STATED PROBLEM. Write out every line exactly, from the start of the records below to the line with "const NUM_BINS = 50;", and stop there. Don't write out the pictures.

RECORDS FOR PROCESSING.
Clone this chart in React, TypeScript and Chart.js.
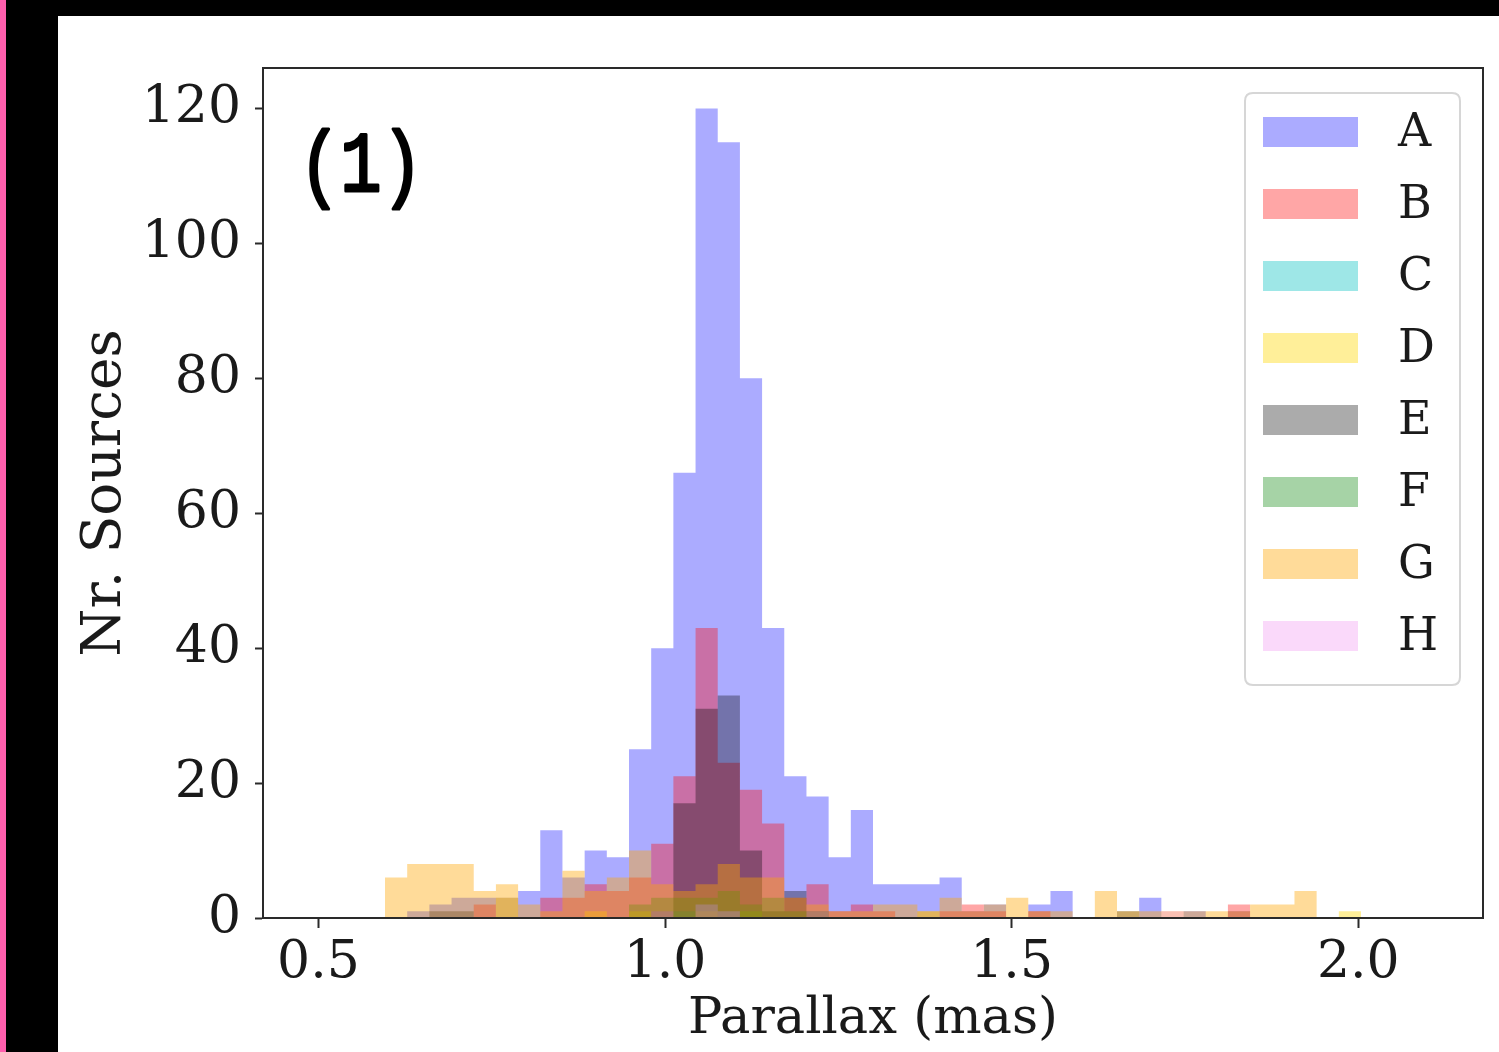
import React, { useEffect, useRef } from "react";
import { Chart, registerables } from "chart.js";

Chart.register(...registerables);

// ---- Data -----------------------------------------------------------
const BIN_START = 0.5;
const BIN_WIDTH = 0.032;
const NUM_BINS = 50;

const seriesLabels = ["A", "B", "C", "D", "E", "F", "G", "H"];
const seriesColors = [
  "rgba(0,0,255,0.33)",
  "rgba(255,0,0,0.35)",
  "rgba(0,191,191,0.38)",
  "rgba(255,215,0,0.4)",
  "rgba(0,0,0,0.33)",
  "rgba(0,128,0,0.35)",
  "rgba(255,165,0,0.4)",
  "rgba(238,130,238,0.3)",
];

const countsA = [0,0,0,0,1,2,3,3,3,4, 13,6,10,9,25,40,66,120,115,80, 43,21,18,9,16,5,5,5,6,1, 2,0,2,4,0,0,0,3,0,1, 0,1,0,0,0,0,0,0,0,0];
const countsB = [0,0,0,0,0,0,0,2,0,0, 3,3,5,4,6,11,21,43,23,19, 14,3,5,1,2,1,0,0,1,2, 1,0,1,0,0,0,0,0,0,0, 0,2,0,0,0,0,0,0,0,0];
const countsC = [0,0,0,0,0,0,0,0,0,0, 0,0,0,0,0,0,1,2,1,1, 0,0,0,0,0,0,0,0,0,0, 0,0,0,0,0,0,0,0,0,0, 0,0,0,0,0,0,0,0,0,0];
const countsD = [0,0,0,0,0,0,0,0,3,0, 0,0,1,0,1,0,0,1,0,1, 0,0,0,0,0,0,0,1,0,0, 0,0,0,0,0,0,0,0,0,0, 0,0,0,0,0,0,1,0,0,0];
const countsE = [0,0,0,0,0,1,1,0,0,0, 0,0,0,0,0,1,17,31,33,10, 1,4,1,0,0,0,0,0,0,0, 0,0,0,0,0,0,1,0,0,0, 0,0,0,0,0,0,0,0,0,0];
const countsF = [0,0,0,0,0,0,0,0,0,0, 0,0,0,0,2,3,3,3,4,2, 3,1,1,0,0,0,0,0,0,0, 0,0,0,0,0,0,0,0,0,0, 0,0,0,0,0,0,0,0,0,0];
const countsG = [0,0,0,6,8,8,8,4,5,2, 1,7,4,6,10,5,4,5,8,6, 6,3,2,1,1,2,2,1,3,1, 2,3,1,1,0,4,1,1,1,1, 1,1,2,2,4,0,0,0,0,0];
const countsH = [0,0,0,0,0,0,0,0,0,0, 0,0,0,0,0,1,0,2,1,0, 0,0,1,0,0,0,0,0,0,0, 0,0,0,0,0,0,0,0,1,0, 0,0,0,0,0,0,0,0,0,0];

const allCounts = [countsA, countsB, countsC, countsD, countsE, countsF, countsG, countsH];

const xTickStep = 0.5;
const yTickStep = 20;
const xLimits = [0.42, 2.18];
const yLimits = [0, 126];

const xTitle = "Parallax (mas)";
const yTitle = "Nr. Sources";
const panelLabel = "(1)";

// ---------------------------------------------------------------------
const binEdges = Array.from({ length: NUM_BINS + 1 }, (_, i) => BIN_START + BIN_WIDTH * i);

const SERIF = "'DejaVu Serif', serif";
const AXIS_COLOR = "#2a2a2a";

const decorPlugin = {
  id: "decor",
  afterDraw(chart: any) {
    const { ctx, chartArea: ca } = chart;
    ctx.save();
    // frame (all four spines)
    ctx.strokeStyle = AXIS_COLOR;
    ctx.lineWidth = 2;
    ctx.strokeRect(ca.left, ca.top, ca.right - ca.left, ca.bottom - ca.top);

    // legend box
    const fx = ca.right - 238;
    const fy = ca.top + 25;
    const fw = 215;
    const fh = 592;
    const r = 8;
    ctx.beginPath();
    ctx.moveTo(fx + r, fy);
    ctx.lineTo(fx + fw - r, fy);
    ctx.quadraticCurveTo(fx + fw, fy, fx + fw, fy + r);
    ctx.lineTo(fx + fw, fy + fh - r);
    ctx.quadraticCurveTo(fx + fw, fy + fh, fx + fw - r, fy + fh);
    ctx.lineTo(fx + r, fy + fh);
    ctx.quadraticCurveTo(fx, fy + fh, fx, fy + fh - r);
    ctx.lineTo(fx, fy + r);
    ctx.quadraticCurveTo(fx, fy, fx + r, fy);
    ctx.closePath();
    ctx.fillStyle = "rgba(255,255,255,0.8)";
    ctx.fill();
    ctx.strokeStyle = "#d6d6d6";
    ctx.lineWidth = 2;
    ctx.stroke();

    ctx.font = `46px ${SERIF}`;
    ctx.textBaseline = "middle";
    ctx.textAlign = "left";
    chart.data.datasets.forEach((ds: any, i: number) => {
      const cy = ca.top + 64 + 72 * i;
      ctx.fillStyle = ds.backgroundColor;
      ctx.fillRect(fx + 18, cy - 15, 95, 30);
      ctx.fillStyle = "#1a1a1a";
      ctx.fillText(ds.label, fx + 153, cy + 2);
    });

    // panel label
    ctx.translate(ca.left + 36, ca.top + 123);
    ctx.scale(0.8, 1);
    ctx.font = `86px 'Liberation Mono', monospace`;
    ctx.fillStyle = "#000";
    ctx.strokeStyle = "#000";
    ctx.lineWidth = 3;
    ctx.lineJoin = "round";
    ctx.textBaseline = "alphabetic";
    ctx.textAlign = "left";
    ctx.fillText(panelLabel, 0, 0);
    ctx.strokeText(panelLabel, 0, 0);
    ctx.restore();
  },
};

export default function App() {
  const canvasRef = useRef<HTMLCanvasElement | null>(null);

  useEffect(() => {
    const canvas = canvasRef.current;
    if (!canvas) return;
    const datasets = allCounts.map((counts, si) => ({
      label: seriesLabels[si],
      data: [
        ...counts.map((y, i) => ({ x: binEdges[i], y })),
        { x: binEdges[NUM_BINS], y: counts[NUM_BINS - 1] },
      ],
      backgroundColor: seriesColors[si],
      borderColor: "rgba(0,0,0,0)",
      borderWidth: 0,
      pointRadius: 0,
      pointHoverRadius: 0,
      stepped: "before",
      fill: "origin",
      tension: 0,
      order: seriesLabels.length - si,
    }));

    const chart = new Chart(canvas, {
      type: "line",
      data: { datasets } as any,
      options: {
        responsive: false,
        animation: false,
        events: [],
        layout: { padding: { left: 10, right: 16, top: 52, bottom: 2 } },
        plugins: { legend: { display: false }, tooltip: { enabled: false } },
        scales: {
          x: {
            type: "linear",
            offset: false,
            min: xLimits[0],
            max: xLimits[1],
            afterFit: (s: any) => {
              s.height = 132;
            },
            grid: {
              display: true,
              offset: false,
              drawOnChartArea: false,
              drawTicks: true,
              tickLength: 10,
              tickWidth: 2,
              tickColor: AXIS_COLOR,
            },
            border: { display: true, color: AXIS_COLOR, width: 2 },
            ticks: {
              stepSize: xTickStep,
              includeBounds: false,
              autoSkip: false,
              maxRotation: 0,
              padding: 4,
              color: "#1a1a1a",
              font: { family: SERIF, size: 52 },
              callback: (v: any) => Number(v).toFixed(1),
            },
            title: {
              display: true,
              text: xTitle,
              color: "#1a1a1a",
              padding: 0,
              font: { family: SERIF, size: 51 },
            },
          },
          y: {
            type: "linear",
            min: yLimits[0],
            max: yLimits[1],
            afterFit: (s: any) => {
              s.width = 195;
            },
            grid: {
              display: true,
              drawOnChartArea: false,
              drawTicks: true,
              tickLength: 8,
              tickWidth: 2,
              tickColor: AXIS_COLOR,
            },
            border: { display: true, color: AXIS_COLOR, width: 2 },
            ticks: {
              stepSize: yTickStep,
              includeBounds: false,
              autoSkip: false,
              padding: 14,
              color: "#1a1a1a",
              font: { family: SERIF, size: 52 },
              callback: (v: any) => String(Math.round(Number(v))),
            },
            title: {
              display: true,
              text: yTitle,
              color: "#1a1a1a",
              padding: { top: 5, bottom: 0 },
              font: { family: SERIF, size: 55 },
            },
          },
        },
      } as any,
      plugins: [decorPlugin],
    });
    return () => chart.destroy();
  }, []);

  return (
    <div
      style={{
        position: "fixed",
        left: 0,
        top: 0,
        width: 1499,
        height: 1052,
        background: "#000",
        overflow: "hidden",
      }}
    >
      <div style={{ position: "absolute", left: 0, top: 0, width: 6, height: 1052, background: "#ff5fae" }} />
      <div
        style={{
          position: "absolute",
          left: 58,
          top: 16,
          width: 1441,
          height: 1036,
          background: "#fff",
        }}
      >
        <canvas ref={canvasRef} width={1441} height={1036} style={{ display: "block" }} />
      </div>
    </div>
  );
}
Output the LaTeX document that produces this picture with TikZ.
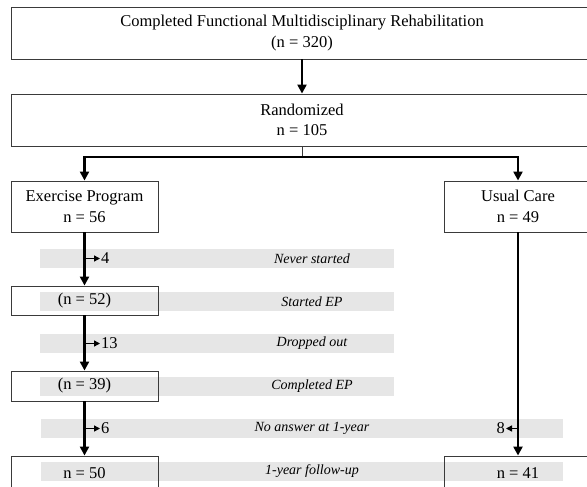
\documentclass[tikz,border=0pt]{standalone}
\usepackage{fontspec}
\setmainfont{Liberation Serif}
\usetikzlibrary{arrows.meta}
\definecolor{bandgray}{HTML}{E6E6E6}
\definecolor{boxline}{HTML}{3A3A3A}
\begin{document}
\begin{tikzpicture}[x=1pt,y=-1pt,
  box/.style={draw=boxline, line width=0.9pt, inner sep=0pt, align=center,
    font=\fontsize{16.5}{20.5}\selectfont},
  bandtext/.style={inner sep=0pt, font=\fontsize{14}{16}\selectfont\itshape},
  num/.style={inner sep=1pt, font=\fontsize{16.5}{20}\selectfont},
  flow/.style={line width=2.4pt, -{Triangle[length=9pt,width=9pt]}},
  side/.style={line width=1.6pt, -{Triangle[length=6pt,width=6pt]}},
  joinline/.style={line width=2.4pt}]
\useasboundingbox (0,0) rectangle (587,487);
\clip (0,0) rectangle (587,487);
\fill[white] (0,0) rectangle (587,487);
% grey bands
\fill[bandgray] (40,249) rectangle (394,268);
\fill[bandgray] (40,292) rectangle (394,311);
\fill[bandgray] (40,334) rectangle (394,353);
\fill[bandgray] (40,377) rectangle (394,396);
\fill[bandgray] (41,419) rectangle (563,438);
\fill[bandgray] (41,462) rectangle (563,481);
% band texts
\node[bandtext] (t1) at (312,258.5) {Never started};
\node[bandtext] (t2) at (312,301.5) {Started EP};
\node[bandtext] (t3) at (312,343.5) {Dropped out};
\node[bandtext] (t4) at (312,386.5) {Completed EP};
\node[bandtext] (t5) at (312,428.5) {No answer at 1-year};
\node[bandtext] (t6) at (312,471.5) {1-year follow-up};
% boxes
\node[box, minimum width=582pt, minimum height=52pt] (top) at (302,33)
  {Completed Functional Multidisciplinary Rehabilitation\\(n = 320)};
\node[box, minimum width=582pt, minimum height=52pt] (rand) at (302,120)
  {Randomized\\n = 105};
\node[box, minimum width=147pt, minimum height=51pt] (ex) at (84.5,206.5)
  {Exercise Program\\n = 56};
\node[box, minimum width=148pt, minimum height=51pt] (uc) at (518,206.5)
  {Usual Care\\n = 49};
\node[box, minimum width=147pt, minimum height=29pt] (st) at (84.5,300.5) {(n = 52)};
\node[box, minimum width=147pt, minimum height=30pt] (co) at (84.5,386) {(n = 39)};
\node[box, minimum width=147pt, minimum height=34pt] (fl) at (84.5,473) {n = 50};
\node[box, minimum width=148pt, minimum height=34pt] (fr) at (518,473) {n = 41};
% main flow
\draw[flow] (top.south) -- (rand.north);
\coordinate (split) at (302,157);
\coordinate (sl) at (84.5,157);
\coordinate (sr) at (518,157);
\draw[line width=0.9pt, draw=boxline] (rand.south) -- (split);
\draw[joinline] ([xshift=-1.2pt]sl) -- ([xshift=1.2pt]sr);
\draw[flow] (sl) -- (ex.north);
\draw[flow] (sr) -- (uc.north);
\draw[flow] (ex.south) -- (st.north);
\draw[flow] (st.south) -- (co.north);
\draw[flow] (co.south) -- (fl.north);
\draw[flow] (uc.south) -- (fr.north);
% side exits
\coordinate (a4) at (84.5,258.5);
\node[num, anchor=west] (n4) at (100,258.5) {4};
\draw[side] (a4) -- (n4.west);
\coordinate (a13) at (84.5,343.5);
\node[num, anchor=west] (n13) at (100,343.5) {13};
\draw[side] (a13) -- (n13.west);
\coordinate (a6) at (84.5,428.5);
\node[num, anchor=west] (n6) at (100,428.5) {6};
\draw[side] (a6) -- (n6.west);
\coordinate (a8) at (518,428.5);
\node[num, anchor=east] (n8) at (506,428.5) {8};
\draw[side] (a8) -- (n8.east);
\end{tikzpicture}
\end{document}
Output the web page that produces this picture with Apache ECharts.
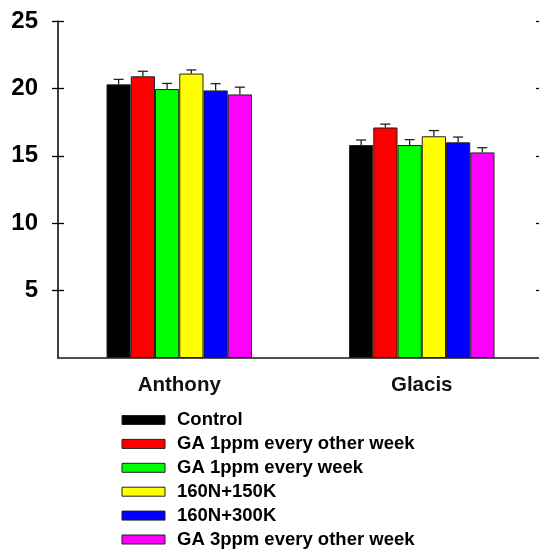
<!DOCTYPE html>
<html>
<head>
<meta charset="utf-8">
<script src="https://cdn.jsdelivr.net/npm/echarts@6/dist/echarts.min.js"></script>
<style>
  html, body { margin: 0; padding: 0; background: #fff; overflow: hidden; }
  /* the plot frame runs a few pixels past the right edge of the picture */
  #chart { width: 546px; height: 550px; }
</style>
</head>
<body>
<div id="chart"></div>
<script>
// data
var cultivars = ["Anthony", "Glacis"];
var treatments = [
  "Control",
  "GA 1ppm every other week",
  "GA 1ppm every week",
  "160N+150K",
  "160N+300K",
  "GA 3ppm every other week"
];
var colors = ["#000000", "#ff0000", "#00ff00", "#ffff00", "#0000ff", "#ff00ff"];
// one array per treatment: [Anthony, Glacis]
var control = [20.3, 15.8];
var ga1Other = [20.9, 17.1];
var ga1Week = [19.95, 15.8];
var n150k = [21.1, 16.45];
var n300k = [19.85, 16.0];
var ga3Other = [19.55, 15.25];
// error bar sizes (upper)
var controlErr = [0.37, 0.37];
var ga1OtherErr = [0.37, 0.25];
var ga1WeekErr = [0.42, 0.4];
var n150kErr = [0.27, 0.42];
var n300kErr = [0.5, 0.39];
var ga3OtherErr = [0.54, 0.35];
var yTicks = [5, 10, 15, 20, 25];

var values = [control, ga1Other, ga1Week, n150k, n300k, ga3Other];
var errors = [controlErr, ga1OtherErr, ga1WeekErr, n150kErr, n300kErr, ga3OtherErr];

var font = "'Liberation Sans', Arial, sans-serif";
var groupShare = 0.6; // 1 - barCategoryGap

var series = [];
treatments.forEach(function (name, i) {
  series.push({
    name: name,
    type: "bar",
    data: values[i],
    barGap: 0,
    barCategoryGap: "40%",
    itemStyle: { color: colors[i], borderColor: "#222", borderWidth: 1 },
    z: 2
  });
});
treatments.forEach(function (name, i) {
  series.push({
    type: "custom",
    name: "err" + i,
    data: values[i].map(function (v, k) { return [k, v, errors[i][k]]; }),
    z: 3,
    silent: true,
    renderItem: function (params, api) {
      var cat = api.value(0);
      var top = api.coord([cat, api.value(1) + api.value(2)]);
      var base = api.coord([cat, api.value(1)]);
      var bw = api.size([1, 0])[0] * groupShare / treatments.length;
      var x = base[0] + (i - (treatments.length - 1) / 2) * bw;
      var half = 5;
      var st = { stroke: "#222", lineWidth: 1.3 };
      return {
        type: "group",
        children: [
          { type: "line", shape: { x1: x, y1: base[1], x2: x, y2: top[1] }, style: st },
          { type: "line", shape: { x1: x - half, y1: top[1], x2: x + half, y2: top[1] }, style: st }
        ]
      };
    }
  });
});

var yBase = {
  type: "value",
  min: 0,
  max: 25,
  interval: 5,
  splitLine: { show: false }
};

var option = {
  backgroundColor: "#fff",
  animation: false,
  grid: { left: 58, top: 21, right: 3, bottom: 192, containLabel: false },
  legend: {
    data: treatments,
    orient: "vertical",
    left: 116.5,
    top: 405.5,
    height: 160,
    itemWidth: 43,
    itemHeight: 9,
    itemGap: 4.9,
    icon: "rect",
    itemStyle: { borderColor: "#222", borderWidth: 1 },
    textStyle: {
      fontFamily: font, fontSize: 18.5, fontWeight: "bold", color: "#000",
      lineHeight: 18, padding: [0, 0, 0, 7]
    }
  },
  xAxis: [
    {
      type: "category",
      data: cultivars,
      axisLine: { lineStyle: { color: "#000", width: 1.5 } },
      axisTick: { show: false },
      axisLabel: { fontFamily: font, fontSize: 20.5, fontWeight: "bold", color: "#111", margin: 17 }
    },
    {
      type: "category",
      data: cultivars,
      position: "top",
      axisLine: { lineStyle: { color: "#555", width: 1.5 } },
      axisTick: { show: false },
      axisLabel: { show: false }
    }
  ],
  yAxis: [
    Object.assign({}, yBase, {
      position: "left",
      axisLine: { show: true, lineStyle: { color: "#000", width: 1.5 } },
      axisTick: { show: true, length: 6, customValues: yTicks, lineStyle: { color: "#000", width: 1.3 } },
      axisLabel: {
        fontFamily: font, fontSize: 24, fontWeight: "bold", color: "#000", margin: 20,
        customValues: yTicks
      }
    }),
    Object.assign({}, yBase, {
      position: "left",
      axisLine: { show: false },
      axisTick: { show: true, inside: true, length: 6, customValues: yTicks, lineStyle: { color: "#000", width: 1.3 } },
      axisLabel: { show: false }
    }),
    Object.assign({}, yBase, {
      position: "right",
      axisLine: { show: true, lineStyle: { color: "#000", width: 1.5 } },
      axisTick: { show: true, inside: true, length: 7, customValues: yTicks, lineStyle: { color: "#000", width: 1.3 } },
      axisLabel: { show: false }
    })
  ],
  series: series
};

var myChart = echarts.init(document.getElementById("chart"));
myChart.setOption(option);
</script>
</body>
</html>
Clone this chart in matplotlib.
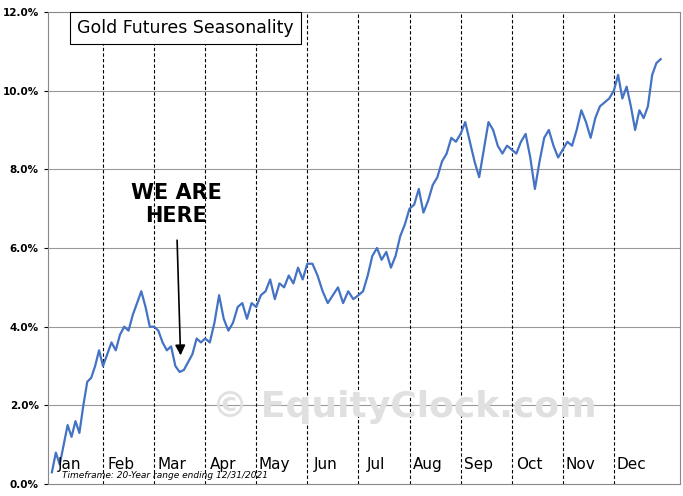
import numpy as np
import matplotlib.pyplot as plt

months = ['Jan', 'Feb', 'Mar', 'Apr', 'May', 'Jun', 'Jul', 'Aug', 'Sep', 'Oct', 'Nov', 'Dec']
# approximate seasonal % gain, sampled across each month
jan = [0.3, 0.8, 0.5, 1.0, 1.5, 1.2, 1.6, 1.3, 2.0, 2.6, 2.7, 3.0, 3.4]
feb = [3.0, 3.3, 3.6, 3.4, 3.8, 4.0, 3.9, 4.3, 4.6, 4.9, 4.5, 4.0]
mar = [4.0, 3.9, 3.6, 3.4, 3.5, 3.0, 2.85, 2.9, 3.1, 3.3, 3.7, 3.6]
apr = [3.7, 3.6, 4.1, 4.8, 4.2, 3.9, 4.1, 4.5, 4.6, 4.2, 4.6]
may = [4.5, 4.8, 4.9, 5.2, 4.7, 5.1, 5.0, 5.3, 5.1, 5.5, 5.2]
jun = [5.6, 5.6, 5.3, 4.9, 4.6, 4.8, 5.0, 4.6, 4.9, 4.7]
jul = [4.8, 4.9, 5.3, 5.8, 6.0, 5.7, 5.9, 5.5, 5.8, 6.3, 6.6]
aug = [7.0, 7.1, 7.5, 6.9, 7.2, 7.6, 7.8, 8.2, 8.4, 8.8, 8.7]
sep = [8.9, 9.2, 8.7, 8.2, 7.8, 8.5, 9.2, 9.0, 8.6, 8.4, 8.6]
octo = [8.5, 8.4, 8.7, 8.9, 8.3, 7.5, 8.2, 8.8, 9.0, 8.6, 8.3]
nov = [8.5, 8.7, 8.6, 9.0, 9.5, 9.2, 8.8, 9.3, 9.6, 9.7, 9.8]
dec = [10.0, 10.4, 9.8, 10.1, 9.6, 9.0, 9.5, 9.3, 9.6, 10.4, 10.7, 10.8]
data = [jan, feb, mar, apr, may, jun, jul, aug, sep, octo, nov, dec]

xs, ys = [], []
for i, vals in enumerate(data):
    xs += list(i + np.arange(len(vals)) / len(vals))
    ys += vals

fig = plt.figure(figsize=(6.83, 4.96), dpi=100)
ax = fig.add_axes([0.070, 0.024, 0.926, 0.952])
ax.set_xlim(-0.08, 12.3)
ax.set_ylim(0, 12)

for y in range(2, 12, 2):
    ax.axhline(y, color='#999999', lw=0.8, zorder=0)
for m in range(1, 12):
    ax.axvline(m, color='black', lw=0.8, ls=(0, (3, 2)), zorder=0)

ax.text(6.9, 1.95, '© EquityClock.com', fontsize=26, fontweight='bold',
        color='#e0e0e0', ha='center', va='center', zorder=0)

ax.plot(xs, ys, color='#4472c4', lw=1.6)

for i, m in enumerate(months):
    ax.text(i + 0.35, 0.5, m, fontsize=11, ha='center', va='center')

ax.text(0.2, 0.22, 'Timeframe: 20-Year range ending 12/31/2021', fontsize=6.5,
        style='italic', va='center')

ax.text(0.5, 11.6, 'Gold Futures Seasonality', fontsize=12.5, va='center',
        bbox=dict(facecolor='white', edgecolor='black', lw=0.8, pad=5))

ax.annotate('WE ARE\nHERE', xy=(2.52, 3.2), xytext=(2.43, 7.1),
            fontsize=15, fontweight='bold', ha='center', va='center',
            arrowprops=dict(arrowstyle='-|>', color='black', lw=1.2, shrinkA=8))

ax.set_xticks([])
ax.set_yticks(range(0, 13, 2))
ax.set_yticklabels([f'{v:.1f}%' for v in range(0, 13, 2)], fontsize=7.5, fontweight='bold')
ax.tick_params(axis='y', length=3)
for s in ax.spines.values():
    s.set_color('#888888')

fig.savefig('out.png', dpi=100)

RIGHT ANSWER.
Clone this chart in React, TypeScript and Chart.js.
import React, { useEffect, useRef } from "react";
import { Chart, registerables } from "chart.js";

Chart.register(...registerables);

// ---- Data -----------------------------------------------------------
const BIN_START = 0.5;
const BIN_WIDTH = 0.032;
const NUM_BINS = 50;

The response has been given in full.